Monday, October 11, 2010


Waka Flocka Flame's wonderfully named Flockaveli

The bad:
Most of the guest appearances by the less-known rappers are pretty forgettable, and there are a lot of them. The Wale verse in the middle of the otherwise excellent "No Hands" is such that I'm probably going to make an edit of the song without it ("I'ma put her on the train/little engine could" is the actual closing line of his verse) and the Gudda Gudda verse is a typically embarrassing affair.

The good:
Pretty much everything else. Driving from NY to Chicago and back in July, I told fellow traveller Molly (who loves Waka) that I didn't know if I could take a whole tape's worth of Waka at once but this album proves me about 100% wrong. He's not a bad rapper, but he's a great performer. If you think that ad-libs and yelling can only take a rapper so far, I think this might be the album to prove you wrong (listen to the last minute of "Bustin' At Em" to start. The mostly Lex Luger produced tracks are busy and jarring and loud-as-hell and they combine with Waka's energy as well as any producer-rapper tandem have in a while, and when Drumma Boy stops by with a Roscoe Dash hook for "No Hands", Wacka kills it as well. I'm still trying to figure out how this doesn't get boring for me over 72 minutes, but it's just such great high-energy rap that I keep putting it on. WAKA WAKA WAKA WAKA FLOCKA FLOCKA FLOCKA FIIIIIIIIIIIIGHT! (oh, also, there's a song with Pastor Troy called "Fuck the Club Up" so you should listen to this now).


Alex said...

aww, why the wale knock? he tosses out lines that no other rapper would think of. i mean, turning a children's book reference into a hardcore sexual metaphor..that's way more original than anything wakka says in his verse.

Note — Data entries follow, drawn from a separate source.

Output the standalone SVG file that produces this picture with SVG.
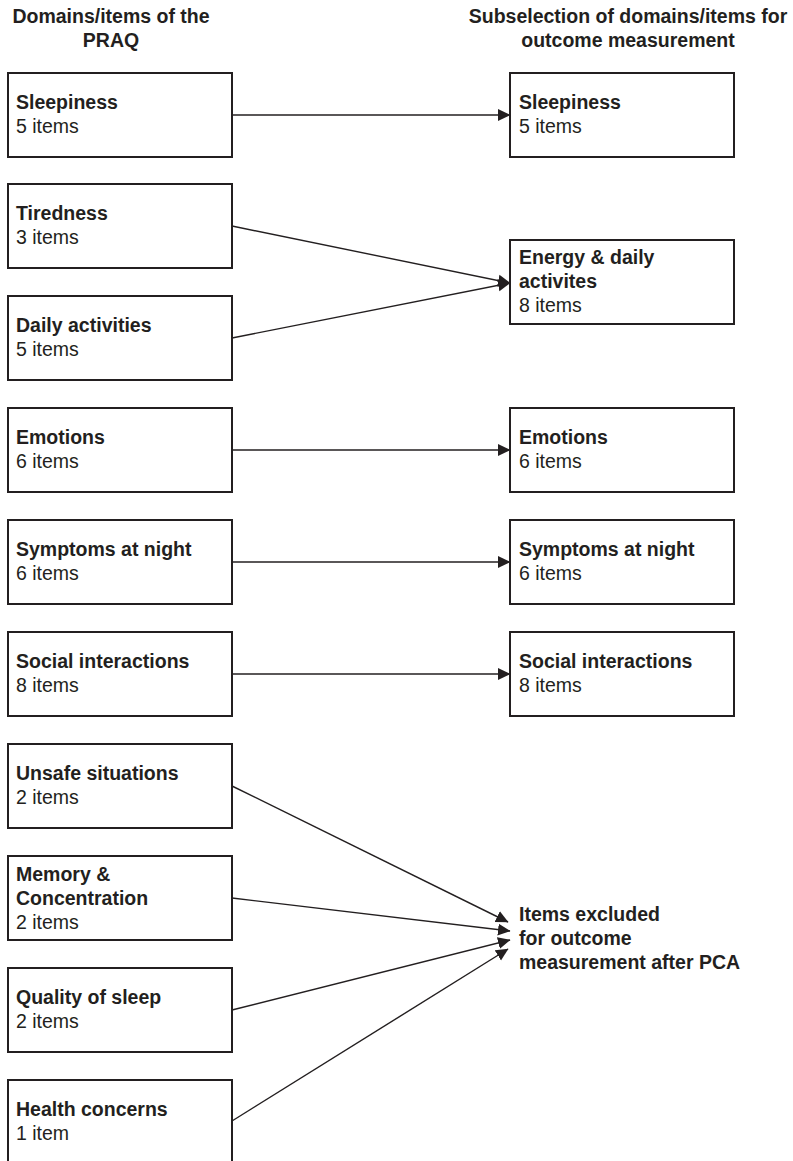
<svg xmlns="http://www.w3.org/2000/svg" width="793" height="1161" viewBox="0 0 793 1161">
<style>
text{font-family:"Liberation Sans",Arial,sans-serif;font-size:19.5px;fill:#231f20}
.b{font-weight:bold}
.h{font-weight:bold;text-anchor:middle}
.box{fill:#fff;stroke:#231f20;stroke-width:2}
.c line{stroke:#231f20;stroke-width:1.4;fill:none}
</style>
<defs>
<marker id="ah" markerUnits="userSpaceOnUse" markerWidth="14" markerHeight="13" refX="12" refY="6.5" orient="auto"><path d="M0,0.5 L12.5,6.5 L0,12.5 Z" fill="#231f20"/></marker>
</defs>
<rect width="793" height="1161" fill="#fff"/>
<g id="header-left"><text class="h" x="111" y="23">Domains/items of the</text><text class="h" x="111" y="47">PRAQ</text></g>
<g id="header-right"><text class="h" x="628" y="23">Subselection of domains/items for</text><text class="h" x="628" y="47">outcome measurement</text></g>

<g class="c" id="connectors">
<line x1="232" y1="115" x2="510" y2="115" marker-end="url(#ah)"/>
<line x1="232" y1="226" x2="510" y2="283" marker-end="url(#ah)"/>
<line x1="232" y1="338" x2="510" y2="283" marker-end="url(#ah)"/>
<line x1="232" y1="450" x2="510" y2="450" marker-end="url(#ah)"/>
<line x1="232" y1="562" x2="510" y2="562" marker-end="url(#ah)"/>
<line x1="232" y1="674" x2="510" y2="674" marker-end="url(#ah)"/>
<line x1="232" y1="786" x2="508" y2="922" marker-end="url(#ah)"/>
<line x1="232" y1="898" x2="510" y2="931" marker-end="url(#ah)"/>
<line x1="232" y1="1010" x2="510" y2="940" marker-end="url(#ah)"/>
<line x1="232" y1="1121" x2="508" y2="949" marker-end="url(#ah)"/>
</g>

<g id="l-sleepiness"><rect class="box" x="8" y="73" width="224" height="84"/><text class="b" x="16" y="109">Sleepiness</text><text x="16" y="133">5 items</text></g>
<g id="l-tiredness"><rect class="box" x="8" y="184" width="224" height="84"/><text class="b" x="16" y="220">Tiredness</text><text x="16" y="244">3 items</text></g>
<g id="l-daily"><rect class="box" x="8" y="296" width="224" height="84"/><text class="b" x="16" y="332">Daily activities</text><text x="16" y="356">5 items</text></g>
<g id="l-emotions"><rect class="box" x="8" y="408" width="224" height="84"/><text class="b" x="16" y="444">Emotions</text><text x="16" y="468">6 items</text></g>
<g id="l-symptoms"><rect class="box" x="8" y="520" width="224" height="84"/><text class="b" x="16" y="556">Symptoms at night</text><text x="16" y="580">6 items</text></g>
<g id="l-social"><rect class="box" x="8" y="632" width="224" height="84"/><text class="b" x="16" y="668">Social interactions</text><text x="16" y="692">8 items</text></g>
<g id="l-unsafe"><rect class="box" x="8" y="744" width="224" height="84"/><text class="b" x="16" y="780">Unsafe situations</text><text x="16" y="804">2 items</text></g>
<g id="l-memory"><rect class="box" x="8" y="856" width="224" height="84"/><text class="b" x="16" y="881">Memory &amp;</text><text class="b" x="16" y="905">Concentration</text><text x="16" y="929">2 items</text></g>
<g id="l-quality"><rect class="box" x="8" y="968" width="224" height="84"/><text class="b" x="16" y="1004">Quality of sleep</text><text x="16" y="1028">2 items</text></g>
<g id="l-health"><rect class="box" x="8" y="1080" width="224" height="84"/><text class="b" x="16" y="1116">Health concerns</text><text x="16" y="1140">1 item</text></g>

<g id="r-sleepiness"><rect class="box" x="510" y="73" width="224" height="84"/><text class="b" x="519" y="109">Sleepiness</text><text x="519" y="133">5 items</text></g>
<g id="r-energy"><rect class="box" x="510" y="240" width="224" height="84"/><text class="b" x="519" y="264">Energy &amp; daily</text><text class="b" x="519" y="288">activites</text><text x="519" y="312">8 items</text></g>
<g id="r-emotions"><rect class="box" x="510" y="408" width="224" height="84"/><text class="b" x="519" y="444">Emotions</text><text x="519" y="468">6 items</text></g>
<g id="r-symptoms"><rect class="box" x="510" y="520" width="224" height="84"/><text class="b" x="519" y="556">Symptoms at night</text><text x="519" y="580">6 items</text></g>
<g id="r-social"><rect class="box" x="510" y="632" width="224" height="84"/><text class="b" x="519" y="668">Social interactions</text><text x="519" y="692">8 items</text></g>
<g id="r-excluded"><text class="b" x="519" y="921">Items excluded</text><text class="b" x="519" y="945">for outcome</text><text class="b" x="519" y="969">measurement after PCA</text></g>
</svg>
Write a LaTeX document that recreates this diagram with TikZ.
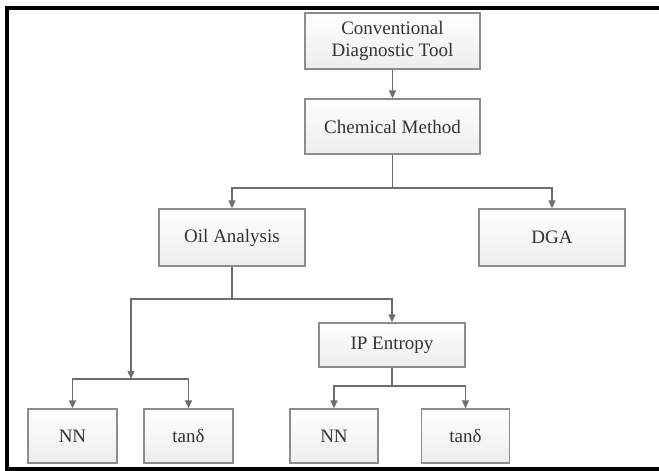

when i listen to wale, i often think, "wow i've never heard it put like that before."

when i listen to wakka, i think, "standard southern formula + charisma = very much done before"

Maciej said...

Your writing about Wale presents a disconnect for me, man, cuz, scout's honor, I've tried, and every time I hear him I think we're listening to two different rappers.

That line in particular, well, I haven't heard it put like that before, but I don't like it. That style of punchline (one thing->pause with no linking "like" or whatever->punchline) that has come into vogue in the last year and a half generally sounds really forced to me (Luda and Nikki kinda pull it off once in a while when they do funny voices), and this one specifically is a huge stretch as a pun besides.

Wacka is not a great lyricist, obviously, but the specific way he applies his energy (the absolutely ridiculous yelling, taking OJ's thing where he's yelling something in the background after every single line but making it hype instead of just kinda earwormy) is to me worth much more than anything I've ever heard from Wale.

Alex said...

yeah, wale's definitely a polarizing force. i realize a lot of people really don't like him. i'll admit that many of his rhymes can be super stretched, but as you can prob guess, i'm into originality, and that formula allows him to say somewhat novel things.

also his subject matter can be refreshing. did you check out his "more about nothing" mixtape? the song from the perspective of tiger woods is really telling. who else would think to write that? that mixtape as a whole is really strong. great sampling of seinfeld and solid production.

you're right that the "sentence. punchline" thing is getting tiresome. drake really forced it into the limelight, especially on that "forever" remix with ye, wayne & em. but now everyone's throwing it out there with varying levels of success.

that's what's great about the genre, though. eventually, that will fade out to be replaced by some new metaphoric trend.